Records with drawing code
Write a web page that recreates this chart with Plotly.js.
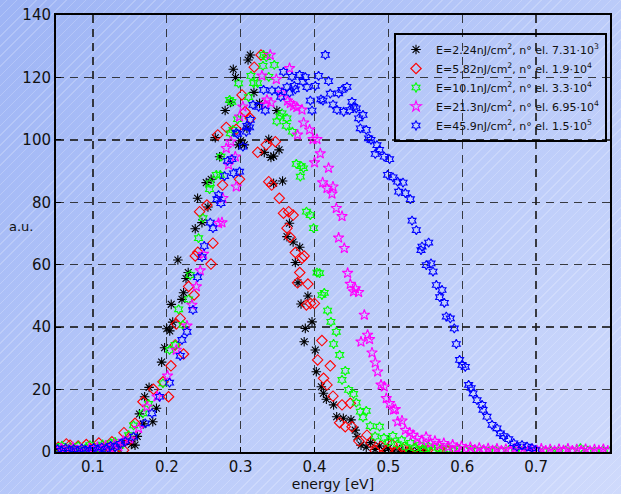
<!DOCTYPE html>
<html>
<head>
<meta charset="utf-8">
<script src="https://cdn.plot.ly/plotly-3.0.1.min.js"></script>
<style>
html,body{margin:0;padding:0;}
body{width:621px;height:494px;overflow:hidden;
background-image:repeating-linear-gradient(-45deg, rgba(255,255,255,0) 0px, rgba(255,255,255,0) 6px, rgba(255,255,255,0.2) 6px, rgba(255,255,255,0.2) 7px),
linear-gradient(135deg, #9db4f5 0%, #b8c9f9 50%, #cfdafc 100%);}
#chart{width:621px;height:494px;}
</style>
</head>
<body>
<div id="chart"></div>
<script>
// Series names
const seriesNames = [
  "E=2.24nJ/cm<sup>2</sup>, n° el. 7.31·10<sup>3</sup>",
  "E=5.82nJ/cm<sup>2</sup>, n° el. 1.9·10<sup>4</sup>",
  "E=10.1nJ/cm<sup>2</sup>, n° el. 3.3·10<sup>4</sup>",
  "E=21.3nJ/cm<sup>2</sup>, n° el. 6.95·10<sup>4</sup>",
  "E=45.9nJ/cm<sup>2</sup>, n° el. 1.5·10<sup>5</sup>"
];
const xTicks = [0.1,0.2,0.3,0.4,0.5,0.6,0.7,0.8];
const yTicks = [0,20,40,60,80,100,120,140];

// E=2.24
const x1 = [0.051,0.056,0.061,0.067,0.072,0.078,0.083,0.089,0.094,0.100,0.105,0.111,0.117,0.122,0.128,0.134,0.140,0.146,0.152,0.157,0.160,0.163,0.168,0.170,0.176,0.181,0.186,0.193,0.197,0.200,0.204,0.206,0.208,0.215,0.2205,0.2227,0.226,0.229,0.2385,0.2417,0.2476,0.2534,0.2557,0.260,0.2656,0.2715,0.279,0.286,0.290,0.293,0.297,0.300,0.305,0.3085,0.310,0.313,0.318,0.3256,0.332,0.338,0.341,0.3446,0.3446,0.349,0.352,0.3567,0.3627,0.366,0.371,0.374,0.3776,0.380,0.3817,0.386,0.3875,0.391,0.3966,0.401,0.4024,0.4092,0.412,0.416,0.4258,0.430,0.439,0.4494,0.455,0.4575,0.4629,0.470,0.476,0.482,0.488,0.494,0.500,0.507,0.515,0.523,0.531,0.540,0.548];
const y1 = [0.8,0.3,0.6,1.0,0.4,0.7,0.2,0.9,0.5,1.1,0.6,1.3,0.8,1.6,1.9,1.2,2.8,3.6,2.4,2.2,5.0,12.2,9.0,17.7,20.7,9.7,14.0,28.8,33.4,39.5,38.8,47.3,41.6,61.5,48.9,51.0,55.6,57.5,71.5,81.3,73.5,86.3,78.5,87.4,100.7,94.6,109.4,112.0,122.6,120.0,98.4,99.7,98.4,103.7,125.6,127.2,115.2,111.7,96.0,100.2,94.4,86.1,94.8,109.4,96.8,86.8,69.0,73.3,67.3,60.7,54.2,65.6,47.4,35.3,39.6,50.0,41.7,32.7,25.7,20.9,18.8,16.9,15.1,11.3,10.8,10.3,7.0,4.9,2.2,1.5,3.0,0.8,1.9,0.5,1.2,0.3,0.7,0.2,0.5,0.3,0.4];

// E=5.82
const x2 = [0.053,0.059,0.064,0.069,0.075,0.080,0.086,0.091,0.097,0.102,0.108,0.113,0.119,0.1257,0.131,0.1415,0.142,0.150,0.157,0.1677,0.182,0.1948,0.2024,0.2056,0.2114,0.2128,0.2182,0.2227,0.2295,0.237,0.2385,0.242,0.2444,0.2543,0.2598,0.2625,0.269,0.2755,0.2805,0.294,0.2985,0.3018,0.306,0.313,0.3184,0.323,0.3275,0.3347,0.338,0.342,0.347,0.3523,0.358,0.3627,0.365,0.367,0.371,0.374,0.377,0.380,0.383,0.386,0.389,0.391,0.3945,0.3999,0.4042,0.410,0.4122,0.4169,0.4213,0.425,0.434,0.4372,0.4416,0.4484,0.4507,0.460,0.471,0.476,0.482,0.490,0.498,0.505,0.512,0.520,0.528,0.536,0.545,0.553,0.562,0.571,0.580];
const y2 = [1.5,0.4,2.6,2.2,0.6,1.9,0.3,2.4,0.8,1.2,2.9,0.5,1.8,3.3,0.9,0.6,6.2,4.0,9.2,16.1,20.1,22.5,17.7,27.6,34.3,41.0,42.8,31.4,53.0,50.3,62.8,64.0,77.0,79.1,60.2,66.9,101.6,85.5,104.0,103.4,87.4,114.4,109.0,106.9,123.3,96.0,127.2,98.4,86.6,85.5,99.4,81.3,76.5,71.7,77.0,68.8,75.9,63.9,54.2,57.5,62.1,62.8,47.1,53.8,47.6,47.6,29.5,35.7,23.6,21.5,27.6,17.9,9.4,15.1,8.1,15.6,8.1,3.5,5.4,3.0,0.4,1.8,0.6,2.5,0.3,1.0,0.4,1.2,0.3,0.6,0.2,0.5,0.3];

// E=10.1
const x3 = [0.052,0.058,0.063,0.069,0.074,0.080,0.085,0.091,0.096,0.102,0.107,0.113,0.118,0.124,0.130,0.136,0.1482,0.155,0.1677,0.1753,0.1948,0.2037,0.2114,0.216,0.2218,0.2295,0.2317,0.243,0.249,0.2579,0.2588,0.267,0.2724,0.2733,0.285,0.286,0.288,0.2896,0.2958,0.2972,0.3107,0.3139,0.3175,0.323,0.3302,0.331,0.3347,0.338,0.3455,0.349,0.353,0.356,0.3617,0.3627,0.370,0.3753,0.3808,0.382,0.385,0.389,0.3943,0.3987,0.4033,0.4068,0.410,0.4132,0.4177,0.4222,0.4258,0.4295,0.434,0.4372,0.4416,0.4461,0.4528,0.4565,0.462,0.4656,0.470,0.4755,0.482,0.488,0.494,0.500,0.506,0.512,0.518,0.524,0.530,0.536,0.542,0.548,0.554,0.560,0.567,0.574,0.581,0.588,0.596,0.604,0.612,0.620,0.628,0.636,0.645,0.654,0.663,0.672,0.681,0.690,0.700,0.710,0.720,0.730,0.740,0.750,0.760,0.770,0.780,0.790,0.800];
const y3 = [1.2,2.0,0.6,1.5,0.8,1.9,0.4,1.3,2.2,0.7,1.6,2.4,1.1,2.8,3.2,2.0,5.4,8.5,12.4,15.4,22.0,32.7,34.3,45.7,40.7,48.9,56.7,68.5,74.9,84.2,86.1,88.8,88.8,94.6,112.8,102.1,112.2,103.2,106.6,118.1,113.7,120.5,118.2,118.2,123.7,127.2,126.5,120.2,124.0,105.9,107.5,108.5,104.5,106.9,102.6,92.3,88.2,91.6,90.9,77.0,75.9,71.7,57.5,57.3,50.3,51.0,45.3,41.7,34.6,38.5,31.1,23.1,26.0,19.9,18.6,15.8,12.9,11.1,13.2,8.3,5.0,8.1,4.5,3.2,5.2,2.5,3.8,1.6,2.9,1.2,2.2,0.9,1.8,0.6,1.4,0.8,1.1,0.4,0.9,0.5,0.8,0.3,0.6,0.2,0.5,0.3,0.6,0.2,0.4,0.3,0.5,0.2,0.4,0.3,0.5,0.2,1.2,0.4,0.3,0.5,0.3];

// E=21.3
const x4 = [0.051,0.057,0.062,0.068,0.073,0.079,0.084,0.090,0.095,0.101,0.106,0.112,0.117,0.123,0.129,0.135,0.141,0.150,0.1618,0.1731,0.1867,0.201,0.2128,0.2273,0.234,0.240,0.2453,0.2498,0.270,0.2747,0.276,0.2805,0.2836,0.2867,0.2927,0.294,0.2985,0.303,0.3288,0.3333,0.3356,0.340,0.341,0.3483,0.356,0.3635,0.3662,0.3672,0.3716,0.376,0.377,0.383,0.3852,0.3933,0.398,0.400,0.4033,0.4078,0.411,0.4169,0.419,0.4236,0.425,0.4295,0.4326,0.4372,0.4403,0.4448,0.4484,0.4528,0.4552,0.4597,0.4629,0.4674,0.4718,0.4745,0.4778,0.4822,0.4854,0.490,0.4944,0.4971,0.5016,0.507,0.5094,0.5125,0.5184,0.523,0.5288,0.5333,0.539,0.545,0.551,0.557,0.563,0.569,0.575,0.581,0.587,0.593,0.599,0.605,0.611,0.617,0.623,0.629,0.635,0.641,0.647,0.653,0.659,0.665,0.671,0.677,0.683,0.689,0.695,0.701,0.707,0.713,0.719,0.725,0.731,0.737,0.743,0.749,0.755,0.761,0.767,0.773,0.779,0.785,0.791,0.797];
const y4 = [0.5,1.1,0.3,0.8,1.4,0.5,1.0,0.2,1.2,0.6,1.5,0.9,2.0,1.3,2.5,1.8,3.5,4.2,7.6,14.5,17.7,24.4,32.7,40.4,47.1,53.0,58.1,63.4,73.3,73.5,81.3,97.3,92.0,99.4,94.6,85.0,107.4,110.6,120.5,111.2,112.8,127.2,111.9,119.4,115.1,112.5,122.9,111.7,110.9,110.4,101.6,109.6,105.5,103.2,100.2,92.7,100.2,95.6,86.3,84.5,91.0,82.7,85.0,78.1,68.6,75.5,65.3,57.3,53.8,51.4,52.4,51.2,35.3,43.9,37.5,36.1,31.8,28.6,25.7,21.5,20.9,17.2,15.6,13.5,13.7,9.7,10.0,7.0,6.2,5.4,4.4,3.6,4.8,2.9,3.5,2.2,2.8,1.6,2.3,1.2,1.8,0.9,1.5,0.7,1.3,0.6,1.1,0.5,1.0,0.4,0.9,0.5,1.1,0.4,0.8,0.3,0.9,0.5,1.0,0.4,0.8,0.3,0.9,0.5,1.0,0.4,0.8,0.5,0.9,0.3,0.8,0.5,0.9,0.4];

// E=45.9
const x5 = [0.052,0.057,0.063,0.068,0.074,0.079,0.085,0.090,0.096,0.101,0.107,0.112,0.118,0.124,0.130,0.137,0.144,0.155,0.1708,0.1799,0.1902,0.2037,0.2182,0.2205,0.2273,0.2354,0.2417,0.2476,0.2507,0.2588,0.2625,0.2679,0.270,0.2733,0.2782,0.2823,0.2882,0.2904,0.294,0.2958,0.2985,0.303,0.3076,0.3085,0.312,0.313,0.3167,0.3243,0.331,0.3333,0.3424,0.351,0.3542,0.358,0.3627,0.3662,0.3695,0.3726,0.374,0.3798,0.3844,0.3875,0.3898,0.3943,0.3966,0.401,0.4055,0.4087,0.4114,0.4146,0.419,0.4213,0.425,0.4304,0.4326,0.4372,0.4394,0.4439,0.4475,0.4507,0.4529,0.4565,0.4597,0.462,0.4656,0.470,0.4732,0.4764,0.4822,0.4845,0.488,0.4944,0.4989,0.5016,0.5062,0.5124,0.5139,0.5198,0.523,0.5297,0.532,0.5378,0.5441,0.5455,0.5513,0.5545,0.5577,0.5604,0.5649,0.5694,0.5726,0.5757,0.5784,0.5838,0.5892,0.5919,0.5964,0.5996,0.6041,0.6086,0.612,0.6146,0.620,0.6268,0.6281,0.6335,0.6403,0.647,0.6515,0.656,0.6628,0.6696,0.6741,0.6809,0.6877,0.6944,0.699];
const y5 = [0.9,0.4,1.2,0.6,0.9,0.3,1.1,0.7,0.5,1.3,0.8,1.5,1.0,2.0,1.6,2.6,3.4,4.9,9.2,12.4,17.7,22.2,30.8,35.9,38.5,45.5,56.0,62.4,66.0,73.5,71.7,81.0,82.3,79.7,88.4,93.3,93.8,89.3,102.3,101.9,89.8,97.8,102.6,104.5,104.0,106.4,111.2,110.6,116.0,109.4,115.8,115.8,113.8,121.8,116.9,115.1,120.2,117.3,116.2,120.8,118.6,120.1,116.9,112.6,109.4,117.3,120.5,113.0,112.6,127.2,118.8,114.8,111.3,109.6,114.9,116.0,109.0,117.0,109.5,112.2,110.6,110.1,106.9,103.7,108.0,103.2,100.5,100.0,95.5,98.3,96.8,94.6,88.8,93.8,88.0,86.6,83.4,86.3,82.9,81.0,74.1,71.1,64.7,65.8,59.9,67.1,60.4,57.8,53.5,49.6,51.9,47.8,43.4,42.8,39.6,34.6,29.5,27.9,27.3,21.5,20.5,18.8,16.6,15.1,13.5,11.3,8.7,7.6,6.0,5.1,4.1,2.8,1.7,2.2,1.7,1.2,0.6];

const xs = [x1,x2,x3,x4,x5];
const ys = [y1,y2,y3,y4,y5];
const colors = ["#000000","#ff0000","#00ff00","#ff00ff","#0000ff"];
const symbols = ["asterisk-open","diamond-open","hexagram-open","star-open","hexagram-open"];
const sizes = [8,8,7,8,7];

const traces = xs.map((x,i)=>({
  type:"scatter", mode:"markers", x:x, y:ys[i], name:seriesNames[i],
  marker:{symbol:symbols[i], color:colors[i], size:sizes[i], line:{color:colors[i], width:1.1}}
}));

const fontFam = "DejaVu Sans, sans-serif";
const axisCommon = {
  showline:true, linecolor:"#000", linewidth:2, mirror:true,
  showgrid:true, gridcolor:"rgba(30,30,30,0.85)", gridwidth:1.3, griddash:"8px,6px",
  zeroline:false, ticks:"inside", ticklen:5, tickcolor:"#000",
  tickfont:{family:fontFam, size:15, color:"#111"}
};

const layout = {
  width:621, height:494,
  margin:{l:56, r:11, t:15, b:42},
  paper_bgcolor:"rgba(0,0,0,0)", plot_bgcolor:"rgba(0,0,0,0)",
  font:{family:fontFam, color:"#111"},
  showlegend:true,
  legend:{x:0.9946, xanchor:"right", y:0.9588, yanchor:"top",
    bordercolor:"#000", borderwidth:2, bgcolor:"rgba(0,0,0,0)",
    font:{family:fontFam, size:11, color:"#111"}, itemsizing:"trace", tracegroupgap:0},
  xaxis:Object.assign({}, axisCommon, {range:[0.05,0.8], tickvals:xTicks, ticktext:xTicks.map(v=>v.toFixed(1)),
    title:{text:"energy [eV]", font:{family:fontFam, size:14, color:"#111"}, standoff:2}}),
  yaxis:Object.assign({}, axisCommon, {range:[0,140], tickvals:yTicks, ticktext:yTicks.map(String)}),
  annotations:[{text:"a.u.", xref:"paper", yref:"paper", x:-0.063, y:0.515, xanchor:"center", yanchor:"middle",
    showarrow:false, font:{family:fontFam, size:13, color:"#111"}}]
};

Plotly.newPlot("chart", traces, layout, {displayModeBar:false, staticPlot:true});
</script>
</body>
</html>
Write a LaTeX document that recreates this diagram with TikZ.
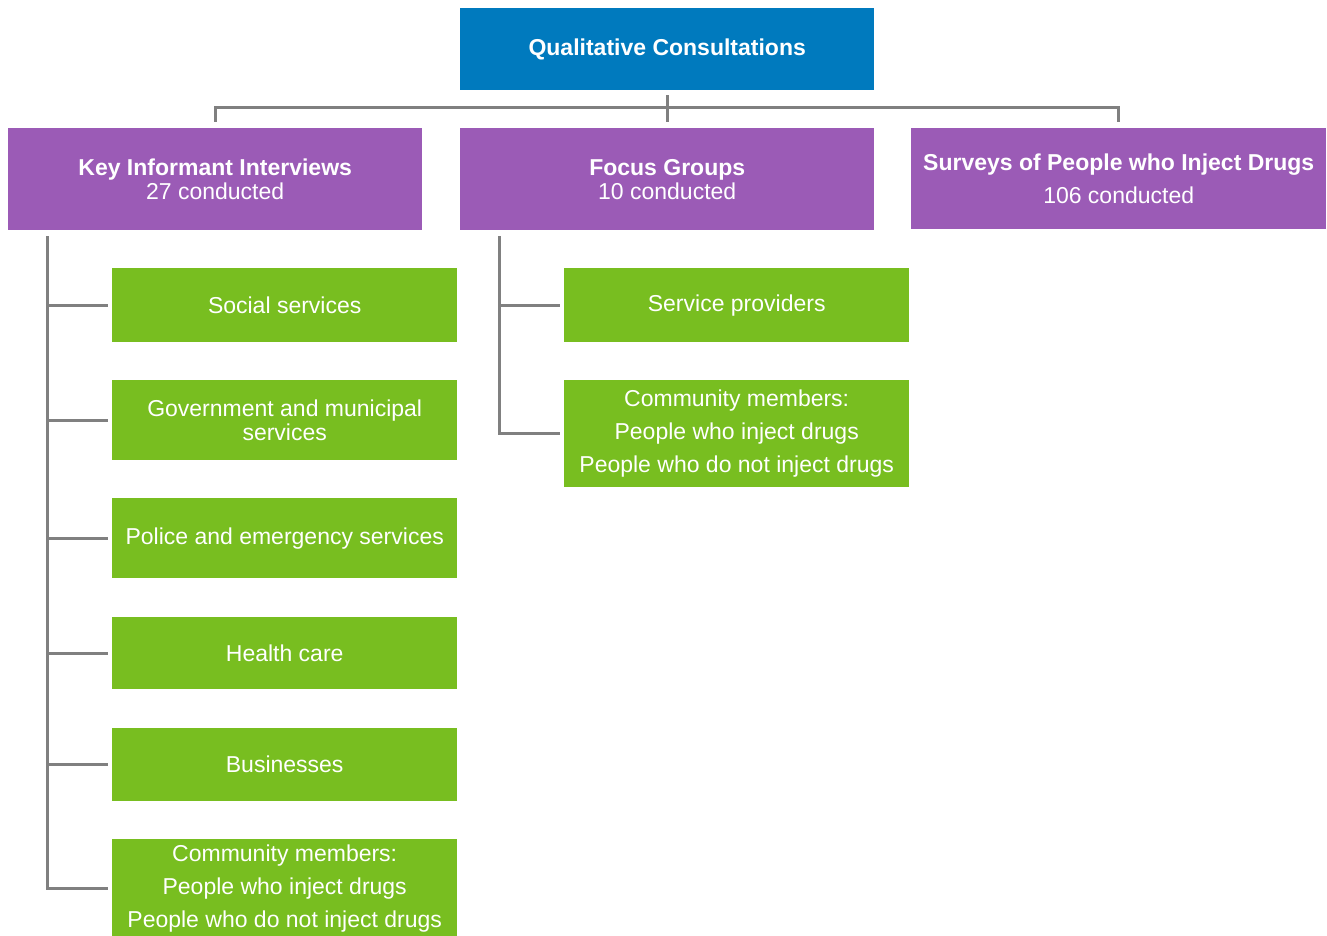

Goal:
Your task is to return the lines above, from the first one up to and including the line containing "const yTicks = [0,20,40,60,80,100,120,140];", minus any pictures.

Response:
Write a web page that recreates this chart with Plotly.js.
<!DOCTYPE html>
<html>
<head>
<meta charset="utf-8">
<script src="https://cdn.plot.ly/plotly-3.0.1.min.js"></script>
<style>
html,body{margin:0;padding:0;}
body{width:621px;height:494px;overflow:hidden;
background-image:repeating-linear-gradient(-45deg, rgba(255,255,255,0) 0px, rgba(255,255,255,0) 6px, rgba(255,255,255,0.2) 6px, rgba(255,255,255,0.2) 7px),
linear-gradient(135deg, #9db4f5 0%, #b8c9f9 50%, #cfdafc 100%);}
#chart{width:621px;height:494px;}
</style>
</head>
<body>
<div id="chart"></div>
<script>
// Series names
const seriesNames = [
  "E=2.24nJ/cm<sup>2</sup>, n° el. 7.31·10<sup>3</sup>",
  "E=5.82nJ/cm<sup>2</sup>, n° el. 1.9·10<sup>4</sup>",
  "E=10.1nJ/cm<sup>2</sup>, n° el. 3.3·10<sup>4</sup>",
  "E=21.3nJ/cm<sup>2</sup>, n° el. 6.95·10<sup>4</sup>",
  "E=45.9nJ/cm<sup>2</sup>, n° el. 1.5·10<sup>5</sup>"
];
const xTicks = [0.1,0.2,0.3,0.4,0.5,0.6,0.7,0.8];
const yTicks = [0,20,40,60,80,100,120,140];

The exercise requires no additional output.